Challenge.
Print exactly what lies from the line with "Output the LaTeX" down to the line with "0,283) -| (gt.north);", counting both of those lines, but not the pictures.

Records for the exercise.
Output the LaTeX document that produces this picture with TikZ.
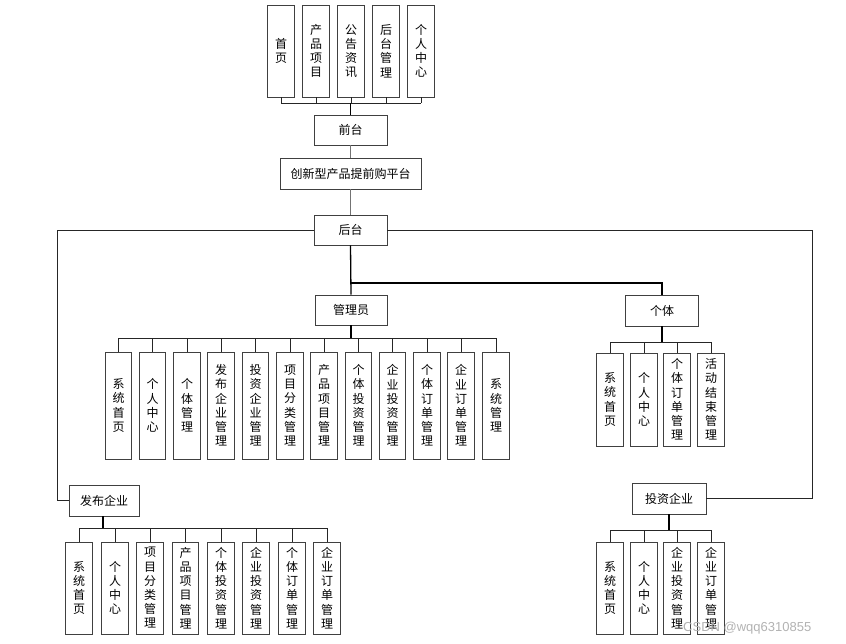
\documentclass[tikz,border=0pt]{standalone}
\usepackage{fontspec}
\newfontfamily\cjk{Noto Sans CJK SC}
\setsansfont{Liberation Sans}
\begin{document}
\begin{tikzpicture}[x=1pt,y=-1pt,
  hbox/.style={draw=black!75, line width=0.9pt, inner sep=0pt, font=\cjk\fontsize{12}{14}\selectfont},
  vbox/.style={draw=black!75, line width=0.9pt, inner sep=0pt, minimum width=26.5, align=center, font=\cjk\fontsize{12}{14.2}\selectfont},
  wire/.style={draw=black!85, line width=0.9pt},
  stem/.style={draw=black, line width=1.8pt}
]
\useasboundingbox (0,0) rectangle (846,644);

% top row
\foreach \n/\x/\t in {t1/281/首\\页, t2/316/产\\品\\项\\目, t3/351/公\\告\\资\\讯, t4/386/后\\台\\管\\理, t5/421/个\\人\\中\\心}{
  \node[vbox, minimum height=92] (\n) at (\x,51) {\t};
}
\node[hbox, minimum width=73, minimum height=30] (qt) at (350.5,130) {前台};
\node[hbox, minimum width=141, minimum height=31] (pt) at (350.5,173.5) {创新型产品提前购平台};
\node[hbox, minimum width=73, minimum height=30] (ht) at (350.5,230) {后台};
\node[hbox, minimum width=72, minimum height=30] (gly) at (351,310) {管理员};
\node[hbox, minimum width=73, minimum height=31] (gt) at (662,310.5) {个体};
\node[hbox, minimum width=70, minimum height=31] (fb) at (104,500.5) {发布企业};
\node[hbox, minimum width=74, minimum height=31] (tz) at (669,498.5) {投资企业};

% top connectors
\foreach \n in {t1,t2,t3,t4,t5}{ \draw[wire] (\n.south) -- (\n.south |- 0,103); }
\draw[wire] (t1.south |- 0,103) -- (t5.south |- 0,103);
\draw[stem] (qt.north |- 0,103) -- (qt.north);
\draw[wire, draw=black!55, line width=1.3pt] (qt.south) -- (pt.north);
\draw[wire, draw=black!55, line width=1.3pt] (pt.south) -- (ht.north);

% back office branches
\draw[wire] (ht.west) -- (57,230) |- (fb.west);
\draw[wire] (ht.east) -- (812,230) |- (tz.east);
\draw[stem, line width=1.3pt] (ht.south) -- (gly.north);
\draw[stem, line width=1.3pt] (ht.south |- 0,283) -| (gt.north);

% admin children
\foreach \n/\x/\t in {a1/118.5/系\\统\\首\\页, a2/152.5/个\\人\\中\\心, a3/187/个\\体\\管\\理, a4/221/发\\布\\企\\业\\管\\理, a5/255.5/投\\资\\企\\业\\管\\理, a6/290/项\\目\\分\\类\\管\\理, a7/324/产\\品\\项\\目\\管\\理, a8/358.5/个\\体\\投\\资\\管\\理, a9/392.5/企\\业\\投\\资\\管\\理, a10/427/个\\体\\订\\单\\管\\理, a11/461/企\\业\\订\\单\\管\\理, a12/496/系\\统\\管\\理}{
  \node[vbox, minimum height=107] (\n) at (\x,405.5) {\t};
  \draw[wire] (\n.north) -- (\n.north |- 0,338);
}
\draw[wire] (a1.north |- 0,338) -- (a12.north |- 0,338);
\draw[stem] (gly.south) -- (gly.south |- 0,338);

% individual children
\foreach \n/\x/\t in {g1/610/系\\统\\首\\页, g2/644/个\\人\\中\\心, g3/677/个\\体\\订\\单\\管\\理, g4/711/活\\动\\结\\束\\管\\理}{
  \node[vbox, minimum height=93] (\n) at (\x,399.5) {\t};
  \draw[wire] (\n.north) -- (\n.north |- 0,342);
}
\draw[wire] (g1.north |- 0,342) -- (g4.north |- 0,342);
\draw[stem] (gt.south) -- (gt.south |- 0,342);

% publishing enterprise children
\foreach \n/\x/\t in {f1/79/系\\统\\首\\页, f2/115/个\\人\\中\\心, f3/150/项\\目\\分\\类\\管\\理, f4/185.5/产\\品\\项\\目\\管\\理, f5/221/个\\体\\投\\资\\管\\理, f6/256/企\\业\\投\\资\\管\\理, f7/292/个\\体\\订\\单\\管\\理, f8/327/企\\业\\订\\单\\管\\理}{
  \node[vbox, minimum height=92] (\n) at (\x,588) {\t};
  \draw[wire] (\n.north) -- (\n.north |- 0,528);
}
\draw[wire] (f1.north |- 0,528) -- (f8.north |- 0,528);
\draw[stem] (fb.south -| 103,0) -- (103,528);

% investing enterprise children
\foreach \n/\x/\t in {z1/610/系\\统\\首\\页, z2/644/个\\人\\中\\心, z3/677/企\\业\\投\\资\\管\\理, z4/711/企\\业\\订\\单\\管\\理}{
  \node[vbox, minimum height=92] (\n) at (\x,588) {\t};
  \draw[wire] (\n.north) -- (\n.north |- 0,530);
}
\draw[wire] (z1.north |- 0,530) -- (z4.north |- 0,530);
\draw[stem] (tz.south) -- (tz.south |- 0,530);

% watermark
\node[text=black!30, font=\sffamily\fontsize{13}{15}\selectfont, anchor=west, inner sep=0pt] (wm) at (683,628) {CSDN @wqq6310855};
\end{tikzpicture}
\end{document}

* * *

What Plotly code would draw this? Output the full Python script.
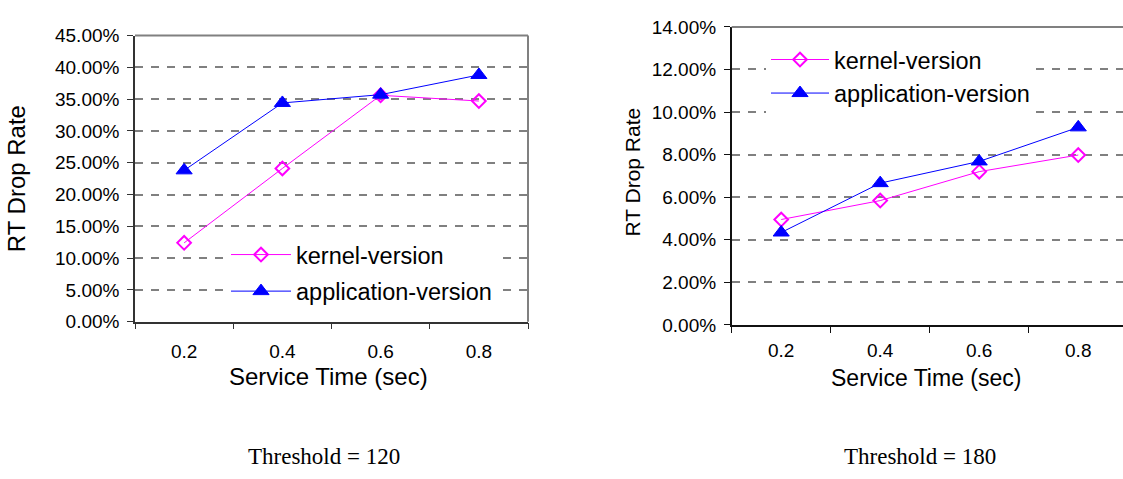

Exercise result.
Output the LaTeX document that produces this picture with TikZ.
\documentclass[tikz,border=0pt]{standalone}
\usepackage{fontspec}
\newfontfamily\cjk{Noto Sans CJK SC}
\setsansfont{Liberation Sans}
\begin{document}
\begin{tikzpicture}[x=1pt,y=-1pt,
  hbox/.style={draw=black!75, line width=0.9pt, inner sep=0pt, font=\cjk\fontsize{12}{14}\selectfont},
  vbox/.style={draw=black!75, line width=0.9pt, inner sep=0pt, minimum width=26.5, align=center, font=\cjk\fontsize{12}{14.2}\selectfont},
  wire/.style={draw=black!85, line width=0.9pt},
  stem/.style={draw=black, line width=1.8pt}
]
\useasboundingbox (0,0) rectangle (846,644);

% top row
\foreach \n/\x/\t in {t1/281/首\\页, t2/316/产\\品\\项\\目, t3/351/公\\告\\资\\讯, t4/386/后\\台\\管\\理, t5/421/个\\人\\中\\心}{
  \node[vbox, minimum height=92] (\n) at (\x,51) {\t};
}
\node[hbox, minimum width=73, minimum height=30] (qt) at (350.5,130) {前台};
\node[hbox, minimum width=141, minimum height=31] (pt) at (350.5,173.5) {创新型产品提前购平台};
\node[hbox, minimum width=73, minimum height=30] (ht) at (350.5,230) {后台};
\node[hbox, minimum width=72, minimum height=30] (gly) at (351,310) {管理员};
\node[hbox, minimum width=73, minimum height=31] (gt) at (662,310.5) {个体};
\node[hbox, minimum width=70, minimum height=31] (fb) at (104,500.5) {发布企业};
\node[hbox, minimum width=74, minimum height=31] (tz) at (669,498.5) {投资企业};

% top connectors
\foreach \n in {t1,t2,t3,t4,t5}{ \draw[wire] (\n.south) -- (\n.south |- 0,103); }
\draw[wire] (t1.south |- 0,103) -- (t5.south |- 0,103);
\draw[stem] (qt.north |- 0,103) -- (qt.north);
\draw[wire, draw=black!55, line width=1.3pt] (qt.south) -- (pt.north);
\draw[wire, draw=black!55, line width=1.3pt] (pt.south) -- (ht.north);

% back office branches
\draw[wire] (ht.west) -- (57,230) |- (fb.west);
\draw[wire] (ht.east) -- (812,230) |- (tz.east);
\draw[stem, line width=1.3pt] (ht.south) -- (gly.north);
\draw[stem, line width=1.3pt] (ht.south |- 0,283) -| (gt.north);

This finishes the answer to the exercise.